Gospel of Mark
Symbolism, Imagery, Allegory
This Little Light of Mine
You heard it in kindergarten. You sang it with your mom. You can even perform all of the motions. If you don't know the song—"This Little Light of Mine"—don't deprive yourself any longer.
Well, guess what? This popular children's song is based on one of Jesus's sayings, which first appears in none other than Mark's gospel:
He said to them, "Is a lamp brought in to be put under the bushel basket, or under the bed, and not on the lamp stand?" (4:21)

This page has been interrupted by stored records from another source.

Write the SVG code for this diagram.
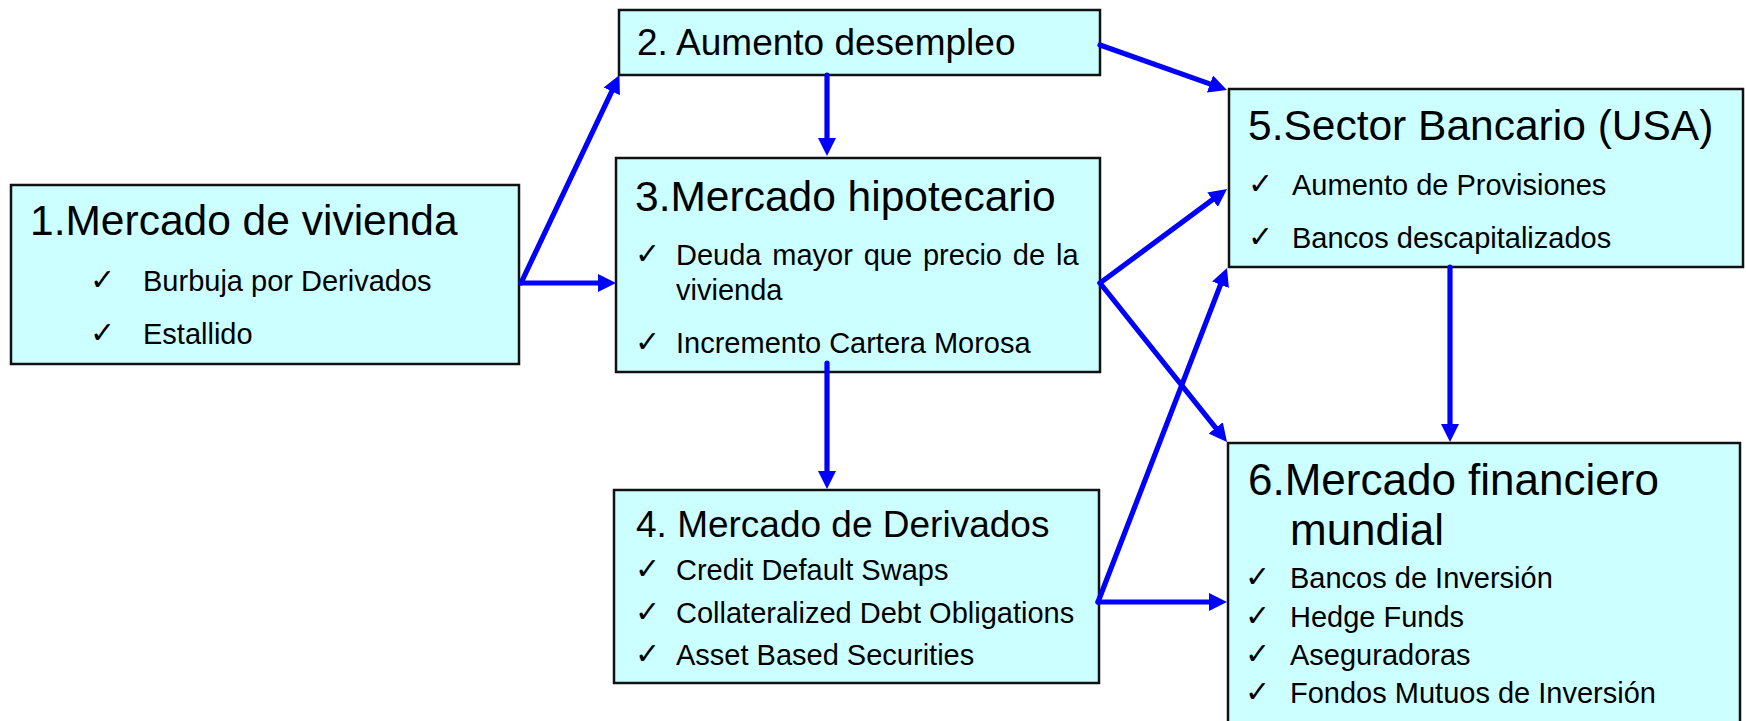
<svg xmlns="http://www.w3.org/2000/svg" width="1746" height="721" viewBox="0 0 1746 721">
<defs>
<style>
.box{fill:#CCFFFF;stroke:#111;stroke-width:2.5}
.t{font-family:"Liberation Sans",Arial,sans-serif;fill:#000}
.tl{font-size:42.5px}
.tx{font-size:44px}
.tm{font-size:37px}
.it{font-size:29px}
.ck{font-family:"DejaVu Sans",sans-serif;font-size:30px;fill:#000}
.c line{stroke:#0000FF;stroke-width:5.2;stroke-linecap:round;marker-end:url(#ah)}
</style>
<marker id="ah" markerUnits="userSpaceOnUse" markerWidth="18" markerHeight="18" refX="5" refY="9" orient="auto" viewBox="0 0 18 18">
<path d="M0,0 L18,9 L0,18 z" fill="#0000FF"/>
</marker>
</defs>
<rect width="1746" height="721" fill="#FFFFFF"/>

<g id="n1">
<rect class="box" x="11" y="185" width="508" height="179"/>
<text class="t tl" x="30" y="235">1.Mercado de vivienda</text>
<text class="ck" x="90" y="290">✓</text>
<text class="t it" x="143" y="291">Burbuja por Derivados</text>
<text class="ck" x="90" y="343">✓</text>
<text class="t it" x="143" y="344">Estallido</text>
</g>

<g id="n2">
<rect class="box" x="619" y="10" width="481" height="65"/>
<text class="t tm" x="637" y="55">2. Aumento desempleo</text>
</g>

<g id="n3">
<rect class="box" x="616" y="158" width="484" height="214"/>
<text class="t tl" x="635" y="211">3.Mercado hipotecario</text>
<text class="ck" x="635" y="264">✓</text>
<text class="t it" x="676" y="265" word-spacing="2.8">Deuda mayor que precio de la</text>
<text class="t it" x="676" y="300">vivienda</text>
<text class="ck" x="635" y="352">✓</text>
<text class="t it" x="676" y="353">Incremento Cartera Morosa</text>
</g>

<g id="n4">
<rect class="box" x="614" y="490" width="485" height="193"/>
<text class="t tm" x="636" y="537">4. Mercado de Derivados</text>
<text class="ck" x="635" y="579">✓</text>
<text class="t it" x="676" y="580">Credit Default Swaps</text>
<text class="ck" x="635" y="622">✓</text>
<text class="t it" x="676" y="623">Collateralized Debt Obligations</text>
<text class="ck" x="635" y="664">✓</text>
<text class="t it" x="676" y="665">Asset Based Securities</text>
</g>

<g id="n5">
<rect class="box" x="1229" y="89" width="514" height="178"/>
<text class="t tl" x="1248" y="140">5.Sector Bancario (USA)</text>
<text class="ck" x="1248" y="194">✓</text>
<text class="t it" x="1292" y="195">Aumento de Provisiones</text>
<text class="ck" x="1248" y="247">✓</text>
<text class="t it" x="1292" y="248">Bancos descapitalizados</text>
</g>

<g id="n6">
<rect class="box" x="1228" y="443" width="512" height="290"/>
<text class="t tx" x="1248" y="495">6.Mercado financiero</text>
<text class="t tx" x="1290" y="545">mundial</text>
<text class="ck" x="1245" y="587">✓</text>
<text class="t it" x="1290" y="588">Bancos de Inversión</text>
<text class="ck" x="1245" y="626">✓</text>
<text class="t it" x="1290" y="627">Hedge Funds</text>
<text class="ck" x="1245" y="664">✓</text>
<text class="t it" x="1290" y="665">Aseguradoras</text>
<text class="ck" x="1245" y="702">✓</text>
<text class="t it" x="1290" y="703">Fondos Mutuos de Inversión</text>
</g>

<g id="connectors" class="c">
<line x1="521" y1="283" x2="613.9" y2="86.8"/>
<line x1="521" y1="283" x2="603" y2="283"/>
<line x1="827" y1="75" x2="827" y2="143"/>
<line x1="827" y1="363" x2="827" y2="476"/>
<line x1="1100" y1="45" x2="1214.7" y2="85.6"/>
<line x1="1100" y1="283" x2="1216.6" y2="196.7"/>
<line x1="1100" y1="283" x2="1218.9" y2="431.8"/>
<line x1="1098" y1="602" x2="1222.3" y2="280.1"/>
<line x1="1098" y1="602" x2="1214" y2="602"/>
<line x1="1450" y1="267" x2="1450" y2="429"/>
</g>
</svg>
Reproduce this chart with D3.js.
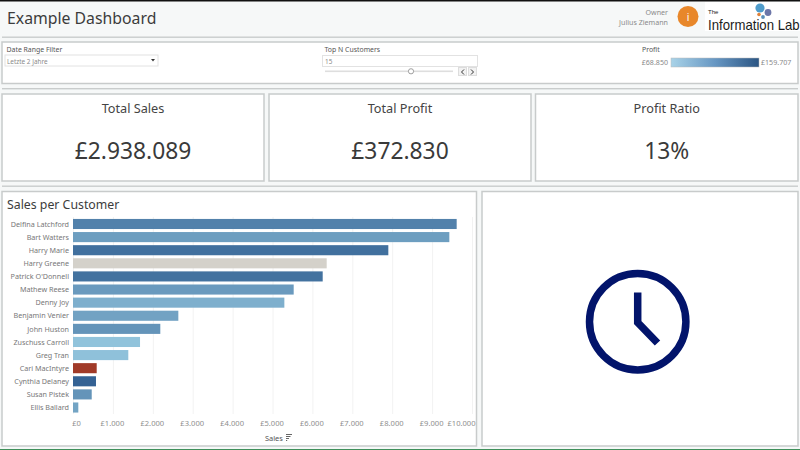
<!DOCTYPE html>
<html lang="en">
<head>
<meta charset="utf-8">
<script src="https://d3js.org/d3.v7.min.js" charset="utf-8"></script>
<style type="text/css">
    html, body { margin: 0; padding: 0; background: #f6f8f8; overflow: hidden; }
    text { font-family: "Noto Sans", "Open Sans", sans-serif; }
    .axis text { fill: #8f8f8f; font-size: 7.6px; }
    .axis path { display: none; }
    .axis line { stroke: #f2f2f2; }
    .name { fill: #777; font-size: 7.2px; text-anchor: end; }
    .small { fill: #555; font-size: 6.9px; }
    .grey { fill: #8a8a8a; font-size: 7.1px; }
    .kpiTitle { fill: #444; font-size: 12.7px; text-anchor: middle; }
    .kpiValue { fill: #3a3a3a; font-size: 22.8px; text-anchor: middle; }
</style>
</head>
<body>
<svg id="chart" width="800" height="450"></svg>
<script type="text/javascript">
    var customers = ["Delfina Latchford", "Bart Watters", "Harry Marie", "Harry Greene", "Patrick O'Donnell",
        "Mathew Reese", "Denny Joy", "Benjamin Venier", "John Huston", "Zuschuss Carroll", "Greg Tran",
        "Cari MacIntyre", "Cynthia Delaney", "Susan Pistek", "Ellis Ballard"];
    var sales = [9616, 9432, 7903, 6358, 6258, 5531, 5297, 2640, 2188, 1680, 1386, 594, 576, 469, 133];
    var profit = [1000, 640, 1220, 0, 1200, 680, 420, 580, 760, 170, 190, -800, 1400, 760, 560];
    var salesTicks = [0, 1000, 2000, 3000, 4000, 5000, 6000, 7000, 8000, 9000, 10000];
    var kpiTitles = ["Total Sales", "Total Profit", "Profit Ratio"];
    var kpiValues = ["£2.938.089", "£372.830", "13%"];
    var legendLabels = ["£68.850", "£159.707"];

    var svg = d3.select("#chart");
    var euro = d3.formatLocale({ decimal: ",", thousands: ".", grouping: [3], currency: ["£", ""] });
    var money = euro.format("$,.0f");

    function box(x, y, w, h) {
        svg.append("rect").attr("x", x).attr("y", y).attr("width", w).attr("height", h)
            .attr("fill", "#ffffff").attr("stroke", "#c8cbcb").attr("stroke-width", 1.5);
    }
    function rule(y) {
        svg.append("rect").attr("x", 2).attr("y", y).attr("width", 796).attr("height", 1.4).attr("fill", "#c9cccc");
    }

    // header
    svg.append("rect").attr("width", 800).attr("height", 1.5).attr("fill", "#111");
    svg.append("rect").attr("y", 449).attr("width", 800).attr("height", 1).attr("fill", "#3f8f5a");
    svg.append("text").attr("x", 7).attr("y", 23.5).attr("fill", "#3c3c3c").style("font-size", "15.8px").text("Example Dashboard");
    rule(36.5);
    rule(88);
    rule(185.5);

    svg.append("text").attr("class", "grey").attr("x", 668).attr("y", 15).attr("text-anchor", "end").text("Owner");
    svg.append("text").attr("class", "grey").attr("x", 668).attr("y", 25).attr("text-anchor", "end").text("Julius Ziemann");
    svg.append("circle").attr("cx", 688).attr("cy", 16.5).attr("r", 10.5).attr("fill", "#e8872a");
    svg.append("text").attr("x", 688).attr("y", 20.5).attr("text-anchor", "middle").attr("fill", "#fff")
        .style("font-size", "10.5px").text("i");

    // logo
    svg.append("rect").attr("x", 705).attr("y", 2).attr("width", 95).attr("height", 29).attr("fill", "#fff");
    svg.append("text").attr("x", 708).attr("y", 13.5).attr("fill", "#222").style("font-size", "6px")
        .style("font-family", "'Liberation Sans'").text("The");
    svg.append("text").attr("transform", "translate(708,29.5) scale(1,1.15)").attr("fill", "#1c1c1c")
        .style("font-size", "13.2px").style("font-family", "'Liberation Sans'").text("Information Lab");
    svg.append("circle").attr("cx", 760).attr("cy", 8).attr("r", 4.6).attr("fill", "#4f9ccb");
    svg.append("circle").attr("cx", 768).attr("cy", 12.5).attr("r", 3.4).attr("fill", "#6c76a8");
    svg.append("circle").attr("cx", 759).attr("cy", 14.5).attr("r", 1.8).attr("fill", "#e0823a");
    svg.append("circle").attr("cx", 763).attr("cy", 17).attr("r", 1.9).attr("fill", "#5b8fb8");

    // filter strip
    box(2, 42, 796, 41.5);
    svg.append("text").attr("class", "small").attr("x", 6.5).attr("y", 52).text("Date Range Filter");
    svg.append("rect").attr("x", 5).attr("y", 55).attr("width", 153).attr("height", 11)
        .attr("fill", "#fff").attr("stroke", "#e2e2e2");
    svg.append("text").attr("class", "grey").attr("x", 7).attr("y", 63.5).style("font-size", "6.4px").text("Letzte 2 Jahre");
    svg.append("path").attr("d", "M151 59h4l-2 2.6z").attr("fill", "#333");

    svg.append("text").attr("class", "small").attr("x", 324.5).attr("y", 52).text("Top N Customers");
    svg.append("rect").attr("x", 322.5).attr("y", 55.5).attr("width", 155).attr("height", 11)
        .attr("fill", "#fff").attr("stroke", "#e2e2e2");
    svg.append("text").attr("class", "grey").attr("x", 325).attr("y", 63.5).style("font-size", "6.4px").text("15");
    svg.append("rect").attr("x", 325).attr("y", 70.5).attr("width", 128).attr("height", 1.6).attr("fill", "#dedede");
    svg.append("circle").attr("cx", 411).attr("cy", 71.3).attr("r", 2.6).attr("fill", "#fff").attr("stroke", "#888").attr("stroke-width", 0.8);
    [[458.5, "M464 69.5l-2.5 2.5 2.5 2.5"], [468.5, "M471 69.5l2.5 2.5-2.5 2.5"]].forEach(function (b) {
        svg.append("rect").attr("x", b[0]).attr("y", 67.5).attr("width", 8).attr("height", 8)
            .attr("fill", "#f2f2f2").attr("stroke", "#ddd");
        svg.append("path").attr("d", b[1]).attr("fill", "none").attr("stroke", "#333").attr("stroke-width", 1);
    });

    // profit legend
    var grad = svg.append("defs").append("linearGradient").attr("id", "legendGrad");
    grad.append("stop").attr("offset", "0%").attr("stop-color", "#a9d3e8");
    grad.append("stop").attr("offset", "50%").attr("stop-color", "#6797c3");
    grad.append("stop").attr("offset", "100%").attr("stop-color", "#2b5583");
    svg.append("text").attr("class", "small").attr("x", 642).attr("y", 52).text("Profit");
    svg.append("rect").attr("x", 671).attr("y", 58).attr("width", 88).attr("height", 9)
        .attr("fill", "url(#legendGrad)").attr("stroke", "#bbb").attr("stroke-width", 0.5);
    svg.append("text").attr("class", "grey").attr("x", 668).attr("y", 65).attr("text-anchor", "end").text(legendLabels[0]);
    svg.append("text").attr("class", "grey").attr("x", 761).attr("y", 65).text(legendLabels[1]);

    // KPI cards
    var cardX = [2, 269, 535.5];
    var cardW = [262, 262, 262.5];
    kpiTitles.forEach(function (title, i) {
        box(cardX[i], 94, cardW[i], 87);
        svg.append("text").attr("class", "kpiTitle").attr("x", cardX[i] + cardW[i] / 2).attr("y", 112.5).text(title);
        svg.append("text").attr("class", "kpiValue").attr("x", cardX[i] + cardW[i] / 2).attr("y", 159).text(kpiValues[i]);
    });

    // bar chart
    box(2, 191.5, 474.5, 254.5);
    box(482, 191.5, 316, 254.5);
    svg.append("text").attr("x", 7).attr("y", 209).attr("fill", "#3c3c3c").style("font-size", "12.3px").text("Sales per Customer");

    var x = d3.scaleLinear().domain([0, 10000]).range([73, 472]);
    var y = d3.scaleBand().domain(customers).range([217.5, 414]).paddingInner(0.23).paddingOuter(0.11);
    var color = d3.scaleLinear()
        .domain([-800, 0, 50, 1500])
        .range(["#a03a28", "#d4d1ca", "#9accE2", "#2c5a8e"]);

    svg.append("g").attr("class", "axis")
        .attr("transform", "translate(0,414)")
        .call(d3.axisBottom(x).tickValues(salesTicks).tickFormat(money).tickSize(-197).tickPadding(7))
        .selectAll("text")
        .attr("dx", function (d) { return d === 0 ? 3 : d === 10000 ? -11 : -1; });

    svg.selectAll(".bar").data(customers).enter().append("rect")
        .attr("class", "bar")
        .attr("x", x(0))
        .attr("y", function (d) { return y(d); })
        .attr("width", function (d, i) { return x(sales[i]) - x(0); })
        .attr("height", y.bandwidth())
        .attr("fill", function (d, i) { return color(profit[i]); });

    svg.selectAll(".name").data(customers).enter().append("text")
        .attr("class", "name")
        .attr("x", 69)
        .attr("y", function (d) { return y(d) + y.bandwidth() / 2 + 2.7; })
        .text(function (d) { return d; });

    svg.append("text").attr("x", 265).attr("y", 441).attr("fill", "#555").style("font-size", "7.4px").text("Sales");
    svg.append("path").attr("d", "M286 434.5h6M286 436.5h4.5M286 438.5h3M286 440.5h1.2")
        .attr("stroke", "#555").attr("stroke-width", 0.9);

    // clock
    var clock = svg.append("g").attr("fill", "none").attr("stroke", "#02146b");
    clock.append("circle").attr("cx", 637.7).attr("cy", 321.7).attr("r", 48.2).attr("stroke-width", 7.5);
    clock.append("path").attr("d", "M637.7 292.5V322.5L657.5 343").attr("stroke-width", 7.5);
</script>
</body>
</html>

Sound familiar? "Hide it under a bushel? No! I'm going to let it shine!" La la la. The idea of "letting your light shine" will have to wait for further development by Matthew, who wrote a few decades later than Mark (see Matthew 5:14-16).
In the context of Mark's gospel, the verse is pretty difficult to interpret. It definitely underlines the importance of being a transparent—i.e., for everyone to see—follower of Jesus. But the continuation in 4:22 puts it all in a startling context:
For there is nothing hidden, except to be disclosed; nor is anything secret, except to come to light. (4:22)
When will this full public viewing of all secret things occur? Is this referring to the moment when Jesus returns, which for Mark may be soon (flip quickly to 8:38; 9:1; 13:24-27)?
Bottom line: our cute, little G-rated children's song is in part inspired by Mark's not-so-cute or little vision of the apocalypse. Yikes!